• **EXERCISE OBJECTIVE**
Copy all of the material word for word, except for the pictures.

• **DATA LINES**
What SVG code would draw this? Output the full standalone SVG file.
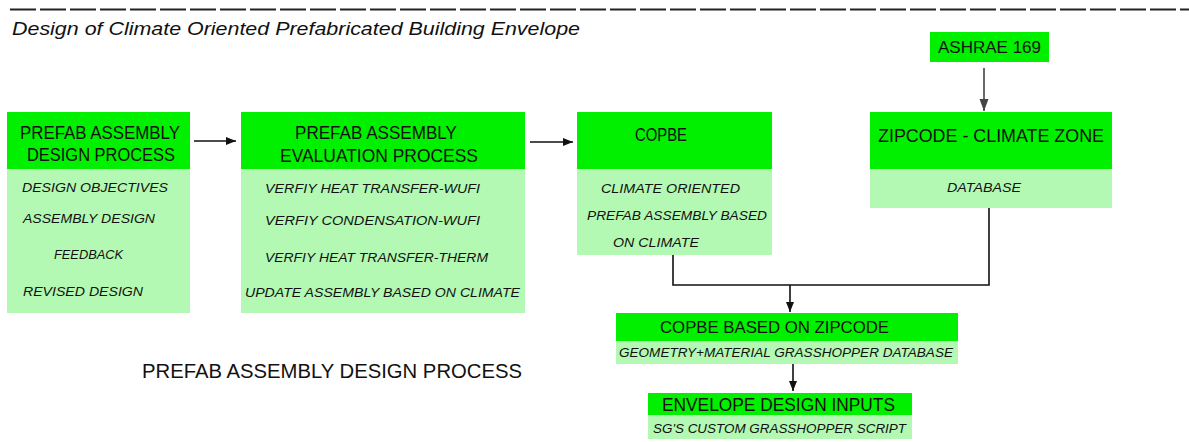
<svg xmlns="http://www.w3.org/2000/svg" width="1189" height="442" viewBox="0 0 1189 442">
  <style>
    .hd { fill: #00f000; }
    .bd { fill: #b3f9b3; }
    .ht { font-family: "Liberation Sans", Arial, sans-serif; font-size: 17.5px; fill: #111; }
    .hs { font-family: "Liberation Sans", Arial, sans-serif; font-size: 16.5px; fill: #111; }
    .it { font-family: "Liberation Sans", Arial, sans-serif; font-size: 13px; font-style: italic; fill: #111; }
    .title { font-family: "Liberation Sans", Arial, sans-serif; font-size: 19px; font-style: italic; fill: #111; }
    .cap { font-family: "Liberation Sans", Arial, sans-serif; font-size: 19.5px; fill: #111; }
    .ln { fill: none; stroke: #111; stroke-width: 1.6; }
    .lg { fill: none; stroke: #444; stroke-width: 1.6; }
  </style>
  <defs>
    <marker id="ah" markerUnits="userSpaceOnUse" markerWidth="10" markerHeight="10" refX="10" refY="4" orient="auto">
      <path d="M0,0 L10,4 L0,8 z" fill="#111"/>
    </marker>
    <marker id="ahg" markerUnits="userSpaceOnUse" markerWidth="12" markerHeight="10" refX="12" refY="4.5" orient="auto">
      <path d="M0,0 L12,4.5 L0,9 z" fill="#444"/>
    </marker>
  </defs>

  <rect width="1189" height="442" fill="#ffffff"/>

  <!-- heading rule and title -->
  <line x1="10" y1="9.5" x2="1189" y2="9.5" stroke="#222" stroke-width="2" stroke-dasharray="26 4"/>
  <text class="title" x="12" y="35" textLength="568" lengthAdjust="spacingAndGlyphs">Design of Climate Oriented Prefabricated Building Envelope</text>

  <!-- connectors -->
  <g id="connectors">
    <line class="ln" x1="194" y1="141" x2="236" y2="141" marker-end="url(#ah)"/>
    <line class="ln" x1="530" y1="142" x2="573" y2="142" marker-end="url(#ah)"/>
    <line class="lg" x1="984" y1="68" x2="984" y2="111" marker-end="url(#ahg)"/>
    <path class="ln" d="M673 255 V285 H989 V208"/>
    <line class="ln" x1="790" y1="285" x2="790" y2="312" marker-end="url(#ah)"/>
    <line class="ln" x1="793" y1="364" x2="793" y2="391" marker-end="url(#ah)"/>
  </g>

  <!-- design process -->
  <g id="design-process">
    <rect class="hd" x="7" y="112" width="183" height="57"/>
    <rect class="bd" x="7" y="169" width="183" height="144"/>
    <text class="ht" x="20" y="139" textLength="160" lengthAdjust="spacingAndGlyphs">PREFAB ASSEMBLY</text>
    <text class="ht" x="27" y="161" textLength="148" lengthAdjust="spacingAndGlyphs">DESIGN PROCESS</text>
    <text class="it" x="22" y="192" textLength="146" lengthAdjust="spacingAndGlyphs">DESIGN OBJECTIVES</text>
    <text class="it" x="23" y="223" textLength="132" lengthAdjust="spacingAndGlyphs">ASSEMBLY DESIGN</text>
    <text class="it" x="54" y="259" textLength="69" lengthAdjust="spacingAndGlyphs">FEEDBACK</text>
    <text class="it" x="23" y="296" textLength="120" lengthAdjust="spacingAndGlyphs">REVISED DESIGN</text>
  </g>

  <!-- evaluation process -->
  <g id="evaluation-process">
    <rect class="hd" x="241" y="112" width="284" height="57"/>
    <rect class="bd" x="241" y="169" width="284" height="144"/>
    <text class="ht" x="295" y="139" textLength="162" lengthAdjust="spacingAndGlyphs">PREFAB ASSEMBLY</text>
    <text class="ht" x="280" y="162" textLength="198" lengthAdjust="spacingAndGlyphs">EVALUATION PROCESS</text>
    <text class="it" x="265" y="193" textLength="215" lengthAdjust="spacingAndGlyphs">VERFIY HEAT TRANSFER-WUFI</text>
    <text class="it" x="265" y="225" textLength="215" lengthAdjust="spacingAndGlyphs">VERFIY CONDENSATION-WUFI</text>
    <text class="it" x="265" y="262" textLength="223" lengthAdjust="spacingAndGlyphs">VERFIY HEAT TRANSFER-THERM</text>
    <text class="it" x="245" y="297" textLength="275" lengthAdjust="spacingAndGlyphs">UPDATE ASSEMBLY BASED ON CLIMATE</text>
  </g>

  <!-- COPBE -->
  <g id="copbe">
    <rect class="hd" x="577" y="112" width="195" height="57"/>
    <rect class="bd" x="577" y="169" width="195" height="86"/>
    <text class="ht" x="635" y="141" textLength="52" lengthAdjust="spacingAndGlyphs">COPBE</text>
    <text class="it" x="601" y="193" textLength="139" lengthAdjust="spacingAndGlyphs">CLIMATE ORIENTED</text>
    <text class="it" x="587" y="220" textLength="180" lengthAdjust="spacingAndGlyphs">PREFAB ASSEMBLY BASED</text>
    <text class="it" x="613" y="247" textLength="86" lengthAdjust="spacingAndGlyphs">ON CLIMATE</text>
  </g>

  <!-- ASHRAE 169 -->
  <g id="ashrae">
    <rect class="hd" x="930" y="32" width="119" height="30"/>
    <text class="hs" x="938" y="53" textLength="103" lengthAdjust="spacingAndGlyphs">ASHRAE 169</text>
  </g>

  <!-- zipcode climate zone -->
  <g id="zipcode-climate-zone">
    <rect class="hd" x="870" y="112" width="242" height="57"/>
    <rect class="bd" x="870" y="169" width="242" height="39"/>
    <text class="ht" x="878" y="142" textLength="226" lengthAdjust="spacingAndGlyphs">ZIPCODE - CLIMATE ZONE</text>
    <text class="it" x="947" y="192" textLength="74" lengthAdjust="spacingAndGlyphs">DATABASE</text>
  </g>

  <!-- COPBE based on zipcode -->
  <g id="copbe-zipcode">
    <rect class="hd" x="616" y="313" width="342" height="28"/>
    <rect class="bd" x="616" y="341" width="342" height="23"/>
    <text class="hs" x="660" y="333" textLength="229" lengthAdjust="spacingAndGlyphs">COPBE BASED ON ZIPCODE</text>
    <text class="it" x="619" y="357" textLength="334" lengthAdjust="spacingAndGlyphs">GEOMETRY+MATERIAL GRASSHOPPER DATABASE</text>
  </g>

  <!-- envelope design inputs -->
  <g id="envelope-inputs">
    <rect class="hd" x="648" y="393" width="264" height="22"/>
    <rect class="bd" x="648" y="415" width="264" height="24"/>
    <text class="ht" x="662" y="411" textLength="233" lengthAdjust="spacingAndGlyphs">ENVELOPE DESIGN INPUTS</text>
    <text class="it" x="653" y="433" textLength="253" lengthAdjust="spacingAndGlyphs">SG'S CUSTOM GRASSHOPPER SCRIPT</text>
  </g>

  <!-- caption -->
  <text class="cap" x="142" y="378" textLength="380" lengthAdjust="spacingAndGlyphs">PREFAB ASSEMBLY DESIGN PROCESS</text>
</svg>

• **THE REPLY**
What SVG code would draw this? Output the full standalone SVG file.
<svg xmlns="http://www.w3.org/2000/svg" width="1189" height="442" viewBox="0 0 1189 442">
  <style>
    .hd { fill: #00f000; }
    .bd { fill: #b3f9b3; }
    .ht { font-family: "Liberation Sans", Arial, sans-serif; font-size: 17.5px; fill: #111; }
    .hs { font-family: "Liberation Sans", Arial, sans-serif; font-size: 16.5px; fill: #111; }
    .it { font-family: "Liberation Sans", Arial, sans-serif; font-size: 13px; font-style: italic; fill: #111; }
    .title { font-family: "Liberation Sans", Arial, sans-serif; font-size: 19px; font-style: italic; fill: #111; }
    .cap { font-family: "Liberation Sans", Arial, sans-serif; font-size: 19.5px; fill: #111; }
    .ln { fill: none; stroke: #111; stroke-width: 1.6; }
    .lg { fill: none; stroke: #444; stroke-width: 1.6; }
  </style>
  <defs>
    <marker id="ah" markerUnits="userSpaceOnUse" markerWidth="10" markerHeight="10" refX="10" refY="4" orient="auto">
      <path d="M0,0 L10,4 L0,8 z" fill="#111"/>
    </marker>
    <marker id="ahg" markerUnits="userSpaceOnUse" markerWidth="12" markerHeight="10" refX="12" refY="4.5" orient="auto">
      <path d="M0,0 L12,4.5 L0,9 z" fill="#444"/>
    </marker>
  </defs>

  <rect width="1189" height="442" fill="#ffffff"/>

  <!-- heading rule and title -->
  <line x1="10" y1="9.5" x2="1189" y2="9.5" stroke="#222" stroke-width="2" stroke-dasharray="26 4"/>
  <text class="title" x="12" y="35" textLength="568" lengthAdjust="spacingAndGlyphs">Design of Climate Oriented Prefabricated Building Envelope</text>

  <!-- connectors -->
  <g id="connectors">
    <line class="ln" x1="194" y1="141" x2="236" y2="141" marker-end="url(#ah)"/>
    <line class="ln" x1="530" y1="142" x2="573" y2="142" marker-end="url(#ah)"/>
    <line class="lg" x1="984" y1="68" x2="984" y2="111" marker-end="url(#ahg)"/>
    <path class="ln" d="M673 255 V285 H989 V208"/>
    <line class="ln" x1="790" y1="285" x2="790" y2="312" marker-end="url(#ah)"/>
    <line class="ln" x1="793" y1="364" x2="793" y2="391" marker-end="url(#ah)"/>
  </g>

  <!-- design process -->
  <g id="design-process">
    <rect class="hd" x="7" y="112" width="183" height="57"/>
    <rect class="bd" x="7" y="169" width="183" height="144"/>
    <text class="ht" x="20" y="139" textLength="160" lengthAdjust="spacingAndGlyphs">PREFAB ASSEMBLY</text>
    <text class="ht" x="27" y="161" textLength="148" lengthAdjust="spacingAndGlyphs">DESIGN PROCESS</text>
    <text class="it" x="22" y="192" textLength="146" lengthAdjust="spacingAndGlyphs">DESIGN OBJECTIVES</text>
    <text class="it" x="23" y="223" textLength="132" lengthAdjust="spacingAndGlyphs">ASSEMBLY DESIGN</text>
    <text class="it" x="54" y="259" textLength="69" lengthAdjust="spacingAndGlyphs">FEEDBACK</text>
    <text class="it" x="23" y="296" textLength="120" lengthAdjust="spacingAndGlyphs">REVISED DESIGN</text>
  </g>

  <!-- evaluation process -->
  <g id="evaluation-process">
    <rect class="hd" x="241" y="112" width="284" height="57"/>
    <rect class="bd" x="241" y="169" width="284" height="144"/>
    <text class="ht" x="295" y="139" textLength="162" lengthAdjust="spacingAndGlyphs">PREFAB ASSEMBLY</text>
    <text class="ht" x="280" y="162" textLength="198" lengthAdjust="spacingAndGlyphs">EVALUATION PROCESS</text>
    <text class="it" x="265" y="193" textLength="215" lengthAdjust="spacingAndGlyphs">VERFIY HEAT TRANSFER-WUFI</text>
    <text class="it" x="265" y="225" textLength="215" lengthAdjust="spacingAndGlyphs">VERFIY CONDENSATION-WUFI</text>
    <text class="it" x="265" y="262" textLength="223" lengthAdjust="spacingAndGlyphs">VERFIY HEAT TRANSFER-THERM</text>
    <text class="it" x="245" y="297" textLength="275" lengthAdjust="spacingAndGlyphs">UPDATE ASSEMBLY BASED ON CLIMATE</text>
  </g>

  <!-- COPBE -->
  <g id="copbe">
    <rect class="hd" x="577" y="112" width="195" height="57"/>
    <rect class="bd" x="577" y="169" width="195" height="86"/>
    <text class="ht" x="635" y="141" textLength="52" lengthAdjust="spacingAndGlyphs">COPBE</text>
    <text class="it" x="601" y="193" textLength="139" lengthAdjust="spacingAndGlyphs">CLIMATE ORIENTED</text>
    <text class="it" x="587" y="220" textLength="180" lengthAdjust="spacingAndGlyphs">PREFAB ASSEMBLY BASED</text>
    <text class="it" x="613" y="247" textLength="86" lengthAdjust="spacingAndGlyphs">ON CLIMATE</text>
  </g>

  <!-- ASHRAE 169 -->
  <g id="ashrae">
    <rect class="hd" x="930" y="32" width="119" height="30"/>
    <text class="hs" x="938" y="53" textLength="103" lengthAdjust="spacingAndGlyphs">ASHRAE 169</text>
  </g>

  <!-- zipcode climate zone -->
  <g id="zipcode-climate-zone">
    <rect class="hd" x="870" y="112" width="242" height="57"/>
    <rect class="bd" x="870" y="169" width="242" height="39"/>
    <text class="ht" x="878" y="142" textLength="226" lengthAdjust="spacingAndGlyphs">ZIPCODE - CLIMATE ZONE</text>
    <text class="it" x="947" y="192" textLength="74" lengthAdjust="spacingAndGlyphs">DATABASE</text>
  </g>

  <!-- COPBE based on zipcode -->
  <g id="copbe-zipcode">
    <rect class="hd" x="616" y="313" width="342" height="28"/>
    <rect class="bd" x="616" y="341" width="342" height="23"/>
    <text class="hs" x="660" y="333" textLength="229" lengthAdjust="spacingAndGlyphs">COPBE BASED ON ZIPCODE</text>
    <text class="it" x="619" y="357" textLength="334" lengthAdjust="spacingAndGlyphs">GEOMETRY+MATERIAL GRASSHOPPER DATABASE</text>
  </g>

  <!-- envelope design inputs -->
  <g id="envelope-inputs">
    <rect class="hd" x="648" y="393" width="264" height="22"/>
    <rect class="bd" x="648" y="415" width="264" height="24"/>
    <text class="ht" x="662" y="411" textLength="233" lengthAdjust="spacingAndGlyphs">ENVELOPE DESIGN INPUTS</text>
    <text class="it" x="653" y="433" textLength="253" lengthAdjust="spacingAndGlyphs">SG'S CUSTOM GRASSHOPPER SCRIPT</text>
  </g>

  <!-- caption -->
  <text class="cap" x="142" y="378" textLength="380" lengthAdjust="spacingAndGlyphs">PREFAB ASSEMBLY DESIGN PROCESS</text>
</svg>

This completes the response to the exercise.